Most visitors to Sabah come here for one thing: to trek up the mighty Mt Kinabalu. Or is it to dive around the Sipadan reef? Or to see the orang-utans at Sepilok? Or to explore the riverine forest around Sungai Kinabatangan? Or to get lost in the remote Maliau Basin? The trouble is, Borneo’s northernmost state is so rich in treasures that it’s hard to know where to start, and once you get stuck in there’s always just that one more thing you want to see.
As well as its host of natural features, Sabah has an equally fascinating ethnic heritage, visibly distinct from the indigenous peoples further south.

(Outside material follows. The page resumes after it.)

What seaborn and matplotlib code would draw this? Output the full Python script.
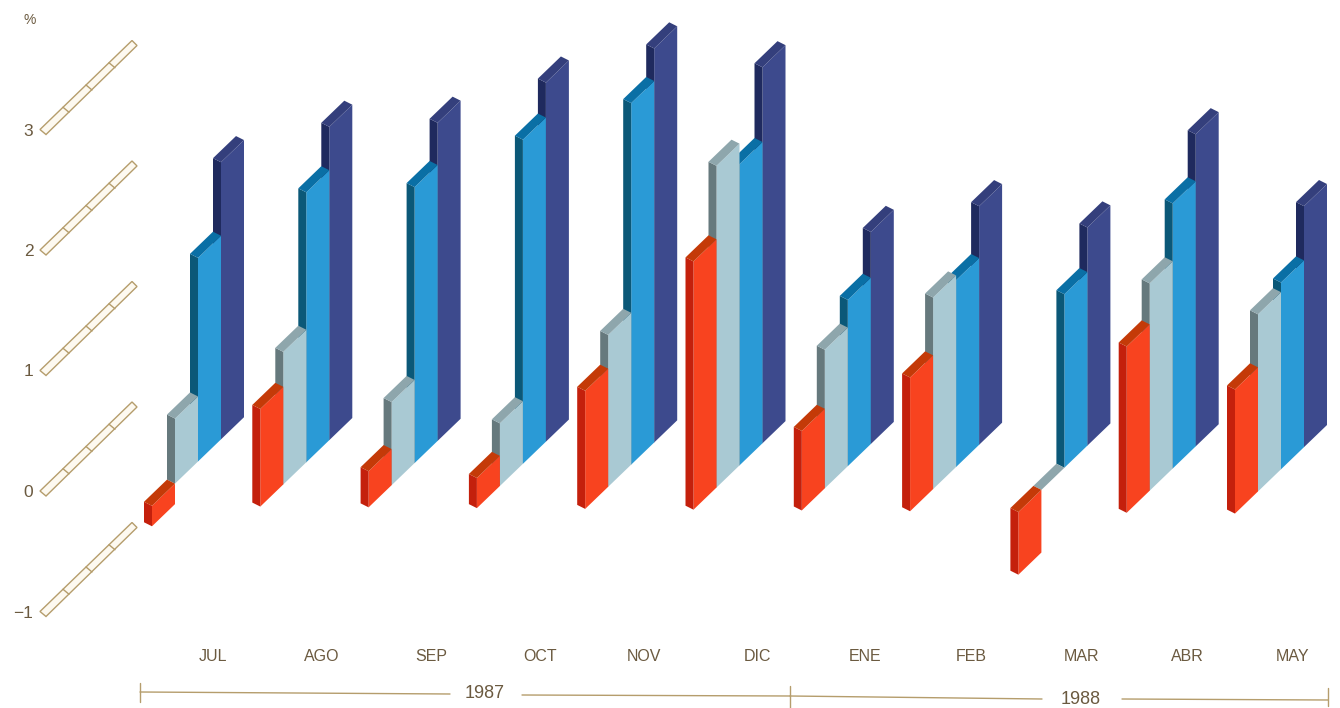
#!/usr/bin/env python3

import numpy as np
import pandas as pd
import seaborn as sns
import matplotlib.pyplot as plt
from matplotlib.transforms import Affine2D

months = ['JUL', 'AGO', 'SEP', 'OCT', 'NOV', 'DIC', 'ENE', 'FEB', 'MAR', 'ABR', 'MAY']
series = ['a', 'b', 'c', 'd']
red_vals = [-0.17, 0.81, 0.30, 0.25, 0.98, 2.06, 0.66, 1.11, -0.52, 1.38, 1.03]
light_vals = [0.54, 1.10, 0.69, 0.52, 1.26, 2.67, 1.15, 1.59, 0.00, 1.72, 1.47]
blue_vals = [1.69, 2.24, 2.29, 2.69, 3.00, 2.50, 1.38, 1.55, 1.44, 2.20, 1.55]
navy_vals = [2.30, 2.60, 2.64, 2.98, 3.27, 3.12, 1.76, 1.98, 1.81, 2.59, 2.00]
scale_ticks = [-1, 0, 1, 2, 3]
scale_labels = ['\u22121', '0', '1', '2', '3']
month_label_px = [213, 322, 431, 540, 644, 757, 865, 971, 1081, 1187, 1293]

face_cols = ['#f8431f', '#a9c9d3', '#2a9ad6', '#3d4a8d']
side_cols = ['#c4200c', '#66797d', '#0b5878', '#1f2a5e']
top_cols = ['#c43a08', '#8ea6ac', '#0a6fa5', '#343f7c']
tan = '#b59d6c'
ink = '#6b5a40'

W, H = 1340, 708
px_month = 108.3     # pixels between months
px_unit = 120.5      # pixels per 1 %
bar_w = 23 / px_month
k = 0.97 * px_month / px_unit   # rise of the base line inside a month
tilt = 0.0072 * px_month / px_unit   # the whole page sags to the right
dx, dy = -8 / px_month, 4 / px_unit  # depth of the prisms
scale_shift = 29.5 / px_unit   # the % scale sits lower than the bar base line


def px(x, y):
    return x / W, 1 - y / H


def sheared(x, y, xm):
    return y + k * (x - xm) - tilt * x


sns.set_style('white')
plt.rcParams['font.family'] = ['Liberation Sans', 'DejaVu Sans']

df = pd.DataFrame({'month': months * 4,
                   'series': np.repeat(series, len(months)),
                   'value': red_vals + light_vals + blue_vals + navy_vals})

fig = plt.figure(figsize=(W / 100, H / 100), dpi=100)
ax = fig.add_axes([0, 0, 1, 1])
sns.barplot(data=df, x='month', y='value', hue='series', order=months, hue_order=series,
            palette=face_cols, width=4 * bar_w, gap=0, saturation=1, errorbar=None,
            linewidth=0, legend=False, ax=ax)

# Turn the flat bars into prisms: shear the face, add side and top from the bar geometry
for idx, p in enumerate(ax.patches):
    j = idx // len(months)
    xl, w = p.get_x(), p.get_width()
    xm = round(xl + w / 2)
    v = p.get_height()
    top = max(v, 0)
    low = min(v, 0)
    p.set_transform(Affine2D(np.array([[1, 0, 0], [k - tilt, 1, -k * xm], [0, 0, 1]])) + ax.transData)
    p.set_zorder(10 - 2 * j)

    tl = sheared(xl, top, xm)
    tr = sheared(xl + w, top, xm)
    bl = sheared(xl, low, xm)
    ax.fill([xl, xl + dx, xl + dx, xl], [bl, bl + dy, tl + dy, tl],
            color=side_cols[j], lw=0, zorder=10 - 2 * j)
    ax.fill([xl, xl + dx, xl + w + dx, xl + w], [tl, tl + dy, tr + dy, tr],
            color=top_cols[j], lw=0, zorder=10 - 2 * j)

ax.set_xlim(-198 / px_month, (W - 198) / px_month)
ax.set_ylim((461.5 - H) / px_unit, 461.5 / px_unit)

ax.set_xticks([(x - 198) / px_month for x in month_label_px])
ax.set_xticklabels(months)
ax.set_yticks([t - scale_shift for t in scale_ticks])
ax.set_yticklabels(scale_labels)
ax.set_xlabel('')
ax.set_ylabel('')
ax.tick_params(axis='x', length=0, pad=-42.6, labelsize=11.5, labelcolor=ink)
ax.tick_params(axis='y', length=0, pad=-24, labelsize=12.5, labelcolor=ink)
sns.despine(ax=ax, left=True, bottom=True)

# Ribbons of the % scale
for t in scale_ticks:
    y0 = 491 - px_unit * t
    ribbon = [px(40, y0), px(46, y0 + 5), px(137, y0 - 84), px(132, y0 - 89)]
    ax.fill(*zip(*ribbon), transform=ax.transAxes, facecolor='#fdf9f0', edgecolor=tan, lw=1.0)
    for f in [0.25, 0.5, 0.75]:
        x_a, y_a = 40 + 92 * f, y0 - 89 * f
        ax.plot(*zip(px(x_a, y_a), px(x_a + 6, y_a + 5)), transform=ax.transAxes, color=tan, lw=1.0)

ax.text(*px(30, 20), '%', transform=ax.transAxes, fontsize=10, color=ink, ha='center', va='center')

# Year brackets under the months
for x0, x1, y0, y1 in [(140, 450, 692, 694), (522, 790, 695, 696), (790, 1042, 696, 699), (1122, 1328, 699, 700)]:
    ax.plot(*zip(px(x0, y0), px(x1, y1)), transform=ax.transAxes, color=tan, lw=1.0)
for x, y0, y1 in [(140, 683, 702), (790, 686, 708), (1328, 688, 706)]:
    ax.plot(*zip(px(x, y0), px(x, y1)), transform=ax.transAxes, color=tan, lw=1.0)
ax.text(*px(485, 693), '1987', transform=ax.transAxes, fontsize=13, color=ink, ha='center', va='center')
ax.text(*px(1081, 700), '1988', transform=ax.transAxes, fontsize=13, color=ink, ha='center', va='center')

fig.savefig('out.png', dpi=100, facecolor='white')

The largest group is made up of the Kadazan and Dusun tribes, known as the ‘Latin lovers’ of Borneo thanks to their healthy appetite for music and life in general, and visitors can also enjoy close encounters with friendly Rungus, Murut and Bajau communities around the state.

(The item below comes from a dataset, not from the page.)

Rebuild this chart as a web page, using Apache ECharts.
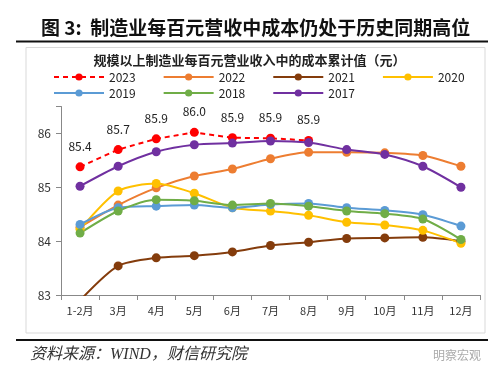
<!DOCTYPE html>
<html>
<head>
<meta charset="utf-8">
<script src="https://cdn.jsdelivr.net/npm/echarts@6/dist/echarts.min.js"></script>
<style>
  html, body { margin: 0; padding: 0; background: #fff; }
  #chart { width: 499px; height: 377px; }
</style>
</head>
<body>
<div id="chart"></div>
<script>
// months on the x axis
var months = ['1-2月', '3月', '4月', '5月', '6月', '7月', '8月', '9月', '10月', '11月', '12月'];

// cost per 100 yuan revenue
var y2023 = [85.38, 85.70, 85.90, 86.02, 85.92, 85.91, 85.87];
var y2022 = [84.26, 84.67, 84.99, 85.21, 85.34, 85.53, 85.65, 85.65, 85.64, 85.59, 85.39];
var y2021 = [82.90, 83.54, 83.69, 83.73, 83.80, 83.92, 83.98, 84.05, 84.06, 84.07, 84.00];
var y2020 = [84.22, 84.93, 85.07, 84.89, 84.62, 84.56, 84.48, 84.35, 84.30, 84.20, 83.96];
var y2019 = [84.31, 84.62, 84.65, 84.67, 84.62, 84.68, 84.70, 84.62, 84.57, 84.49, 84.28];
var y2018 = [84.15, 84.56, 84.77, 84.75, 84.67, 84.70, 84.65, 84.56, 84.51, 84.41, 84.03];
var y2017 = [85.02, 85.39, 85.66, 85.79, 85.82, 85.86, 85.83, 85.70, 85.61, 85.39, 85.00];

var yTicks = [83, 84, 85, 86];

var font = '"Noto Sans CJK SC", "Noto Sans", sans-serif';

var mkLine = function(name, data, color, extra) {
    var s = {
        name: name,
        type: 'line',
        data: data,
        smooth: 0.25,
        symbol: 'circle',
        symbolSize: 9,
        clip: true,
        itemStyle: { color: color },
        lineStyle: { color: color, width: 2 },
        z: 2
    };
    if (extra) Object.assign(s, extra);
    return s;
};

var series = [
    mkLine('2022', y2022, '#ED7D31'),
    mkLine('2021', y2021, '#843C0C'),
    mkLine('2020', y2020, '#FFC000'),
    mkLine('2019', y2019, '#5B9BD5'),
    mkLine('2018', y2018, '#70AD47'),
    mkLine('2017', y2017, '#7030A0'),
    mkLine('2023', y2023, '#FF0000', {
        smooth: false,
        z: 1,
        lineStyle: { color: '#FF0000', width: 2, type: [5, 4] },
        label: {
            show: true,
            position: 'top',
            distance: 10,
            color: '#222',
            fontSize: 12,
            fontFamily: font,
            formatter: function(p) { return p.value.toFixed(1); }
        }
    })
];

var legendBase = {
    orient: 'horizontal',
    itemWidth: 50,
    itemHeight: 9,
    itemGap: 27,
    textStyle: { color: '#222', fontSize: 12, fontFamily: font },
    selectedMode: false
};

var option = {
    animation: false,
    backgroundColor: '#fff',
    title: [{
        text: '图 3:  制造业每百元营收中成本仍处于历史同期高位',
        left: 36,
        top: 13,
        textStyle: { fontSize: 19, fontWeight: 'bold', color: '#111', fontFamily: font }
    }, {
        text: '规模以上制造业每百元营业收入中的成本累计值（元）',
        left: 'center',
        top: 49,
        textStyle: { fontSize: 13, fontWeight: 'bold', color: '#222', fontFamily: font }
    }],
    legend: [
        Object.assign({}, legendBase, { left: 48, top: 66, data: ['2023', '2022', '2021', '2020'] }),
        Object.assign({}, legendBase, { left: 48, top: 82, data: ['2019', '2018', '2017'] })
    ],
    grid: { left: 61, right: 19, top: 106.5, bottom: 82, containLabel: false },
    xAxis: {
        type: 'category',
        data: months,
        boundaryGap: true,
        axisLine: { lineStyle: { color: '#888', width: 1 } },
        axisTick: { show: true, alignWithLabel: false, length: 5, lineStyle: { color: '#888' } },
        axisLabel: { color: '#333', fontSize: 11, margin: 10, fontFamily: font, interval: 0 }
    },
    yAxis: {
        type: 'value',
        min: 83,
        max: 86.5,
        interval: 1,
        splitLine: { show: false },
        axisLine: { show: true, lineStyle: { color: '#888', width: 1 } },
        axisTick: { show: true, length: 5, lineStyle: { color: '#888' } },
        axisLabel: {
            color: '#333',
            fontSize: 12,
            margin: 10,
            fontFamily: font,
            formatter: function(v) { return yTicks.indexOf(v) >= 0 ? String(v) : ''; }
        }
    },
    graphic: [
        { type: 'rect', shape: { x: 26, y: 47.5, width: 459, height: 285.5 },
          style: { fill: 'none', stroke: '#d9d9d9', lineWidth: 1 }, z: -1 },
        { type: 'rect', shape: { x: 16, y: 40.5, width: 472, height: 2 },
          style: { fill: '#111' } },
        { type: 'rect', shape: { x: 16, y: 339, width: 472, height: 2 },
          style: { fill: '#111' } },
        { type: 'text', left: 30, top: 347,
          style: { text: '资料来源：WIND，财信研究院', fill: '#333', fontSize: 16,
                   fontStyle: 'italic', fontFamily: '"Liberation Serif", "Noto Sans CJK SC", serif' } },
        { type: 'text', left: 433, top: 349,
          style: { text: '明察宏观', fill: '#aaa', fontSize: 12, fontFamily: font } }
    ],
    series: series
};

var myChart = echarts.init(document.getElementById('chart'));
myChart.setOption(option);
</script>
</body>
</html>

In order to make the most of your trip, we strongly encourage you to plan ahead. Sabah’s jungles may be wild and untamed, but they’re covered in streamers of red tape. With a bit of patience and a lot of preplanning, you’ll breeze by the permit restrictions and booked beds. Independent travellers may find Sabah a bit frustrating, but we promise that the hoop-jumping is well worth it.